I realized that I couldn’t get him out of my head.  Ever since an incident in my formative years- which I will discuss on this blog in the near future- I have held as essential belief that a person who sees evil, acknowledges it, recognizes that they have the ability to fight that evil, and then willfully does nothing, is as guilty as the evildoer.  I had knowledge that Troy Davis’ innocent life was in imminent danger; therefore, I had to do everything in my power to lessen that threat.  I made dozens of little handwritten notes with the URL of the Amnesty International Save Troy Davis petition, with the phone numbers of Georgia’s governor, Pardon Board, and the District Attorney in charge of prosecuting Davis.

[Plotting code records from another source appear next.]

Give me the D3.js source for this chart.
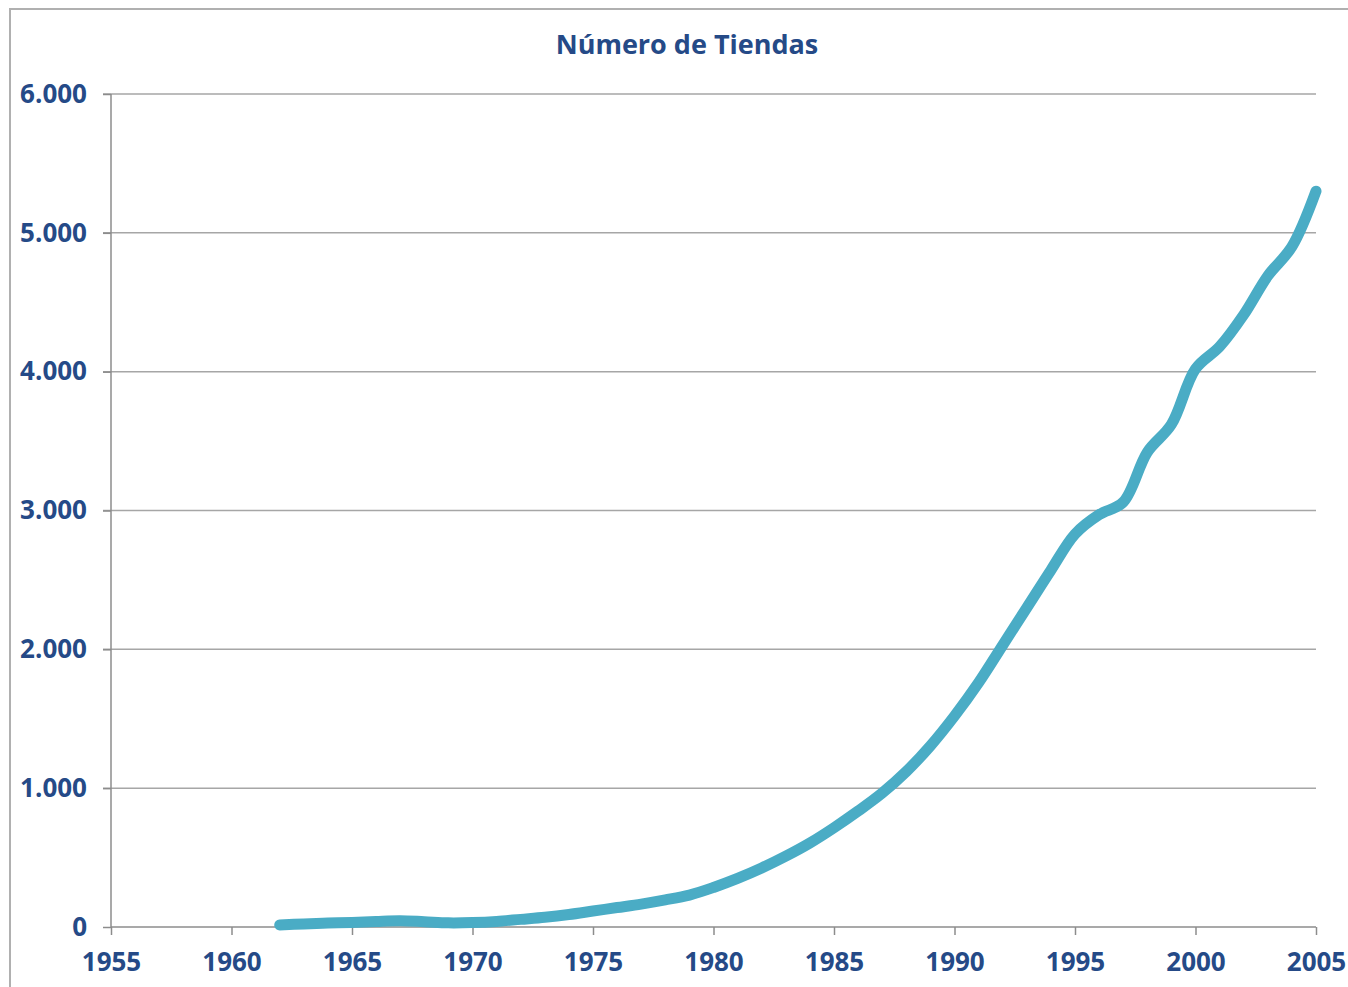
<!DOCTYPE html>
<html>
<head>
    <meta charset="UTF-8">
    <style>
        body { margin: 0; background: #fff; }
        text { font-family: "Open Sans", Lato, sans-serif; font-weight: bold; fill: #254a87; }
    </style>
</head>
<body>
    <svg></svg>
    <script src="https://d3js.org/d3.v7.min.js"></script>
    <script>
        let width = 1348, height = 987;

        // data
        const years = [1962, 1963, 1964, 1965, 1966, 1967, 1968, 1969, 1970, 1971,
            1972, 1973, 1974, 1975, 1976, 1977, 1978, 1979, 1980, 1981,
            1982, 1983, 1984, 1985, 1986, 1987, 1988, 1989, 1990, 1991,
            1992, 1993, 1994, 1995, 1996, 1997, 1998, 1999, 2000, 2001,
            2002, 2003, 2004, 2005];
        const stores = [15, 22, 28, 33, 40, 45, 38, 30, 32, 40,
            55, 70, 90, 115, 140, 165, 195, 230, 285, 350,
            425, 510, 605, 715, 835, 965, 1120, 1305, 1520, 1760,
            2030, 2300, 2570, 2830, 2970, 3060, 3420, 3620, 4020, 4180,
            4410, 4690, 4900, 5300];
        const xTicks = [1955, 1960, 1965, 1970, 1975, 1980, 1985, 1990, 1995, 2000, 2005];
        const yTicks = [0, 1000, 2000, 3000, 4000, 5000, 6000];
        const title = "Número de Tiendas";

        let svg = d3.select("svg")
            .attr("width", width)
            .attr("height", height);

        // outer chart border (runs off the right and bottom edges)
        svg.append("rect")
            .attr("x", 10).attr("y", 9)
            .attr("width", 1400).attr("height", 1000)
            .attr("fill", "none")
            .attr("stroke", "#b0b0b0")
            .attr("stroke-width", 2);

        const x = d3.scaleLinear().domain([1955, 2005]).range([111, 1316]);
        const y = d3.scaleLinear().domain([0, 6000]).range([927, 94]);

        const locale = d3.formatLocale({ decimal: ",", thousands: ".", grouping: [3], currency: ["", "€"] });
        const fmt = locale.format(",d");

        // gridlines
        svg.append("g")
            .selectAll("line")
            .data(yTicks.slice(1))
            .enter()
            .append("line")
            .attr("x1", 103).attr("x2", 1316)
            .attr("y1", d => y(d)).attr("y2", d => y(d))
            .attr("stroke", "#a6a6a6")
            .attr("stroke-width", 1.5);

        // y axis
        let yAxis = svg.append("g")
            .attr("transform", "translate(111,0)")
            .call(d3.axisLeft(y).tickValues(yTicks).tickFormat(fmt).tickSize(8).tickPadding(16));

        // x axis
        let xAxis = svg.append("g")
            .attr("transform", "translate(0,927)")
            .call(d3.axisBottom(x).tickValues(xTicks).tickFormat(d3.format("d")).tickSize(8).tickPadding(18));

        [yAxis, xAxis].forEach(ax => {
            ax.select(".domain").attr("stroke", "#8c8c8c").attr("stroke-width", 1.5);
            ax.selectAll(".tick line").attr("stroke", "#8c8c8c").attr("stroke-width", 1.5);
            ax.selectAll(".tick text")
                .attr("fill", "#254a87")
                .style("font-family", "'Open Sans', Lato, sans-serif")
                .style("font-weight", "bold")
                .style("font-size", "26px");
        });
        yAxis.select(".domain").attr("d", "M0,927V94");
        xAxis.select(".domain").attr("d", "M111,0H1316");

        // line
        const line = d3.line()
            .x((d, i) => x(years[i]))
            .y(d => y(d))
            .curve(d3.curveCatmullRom.alpha(0.5));

        svg.append("path")
            .datum(stores)
            .attr("d", line)
            .attr("fill", "none")
            .attr("stroke", "#4aacc5")
            .attr("stroke-width", 11)
            .attr("stroke-linecap", "round")
            .attr("stroke-linejoin", "round");

        // title
        svg.append("text")
            .attr("x", 687)
            .attr("y", 54)
            .attr("text-anchor", "middle")
            .style("font-size", "27px")
            .text(title);
    </script>
</body>
</html>
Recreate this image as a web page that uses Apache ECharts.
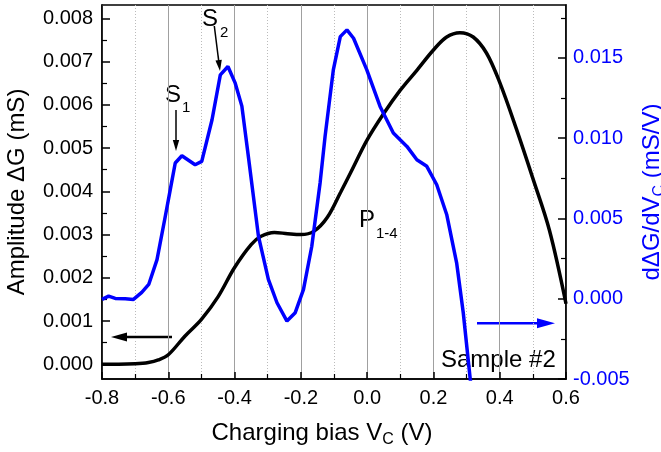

I gave those out to friends, acquaintances, and passerby today.  Then I made myself this sign and pinned it to my shirt:

Photograph by my friend Chaz Aracil

Never underestimate the power of the visual (I guess that’s the M.O. of this blog, isn’t it?).  For years, Davis’ supporters have been gathering under the slogan “I Am Troy Davis,” using the striking imagery of Davis’ photograph held over their faces:

One thing that always come across to me when reading about the condemned and the people around them is the lesson of intense humanity this heinous institution teaches- moments of incredible love and incredible hate, faults and perfections, the hurt that one person can lavish on another and the healing we can likewise bestow.  There’s a moment in “The Death of Innocents” when the convicted man, Joseph O’Dell, and his legal aid representative, fall in love and marry on the day of his execution.  They aren’t allowed to touch each other, so in lieu of a kiss to seal the ceremony, they breathe into each others’ mouths and “so exchange the breath of their bodies as communion.”  The passage resonated with me and I later illustrated it:

At 7 o’clock today, at the scheduled time of Troy Davis’ murder (I refuse to call it a sanitized name like “execution”), I went to a nearby chapel, and prayed for Davis’ family, and for the family of Mark MacPhail, and for all the people who have given them aid, and for all the people who have failed them (I believe that I fall into both of the last two categories).  At 7:20, I left the chapel and went to the library to look up the news and find out what Davis’ last words had been.  Instead, I found an altogether different news bulletin: “BREAKING: TROY DAVIS GRANTED A REPRIEVE.”  I don’t think I’ve ever gone so fast from a state of total sorrow to a state of total elation.  True, it’s not a pardon or a release, but it’s another chance for justice to be served.

EDIT:  The reprieve was a sham.  Troy Davis was murdered by the State of Georgia at 11:08 p.m.  His last words asked God to have mercy on the souls of his killers.   THIS is the crime.  THIS is the atrocity.

Now we have to work like we never have before to make sure that he will not have died in vain.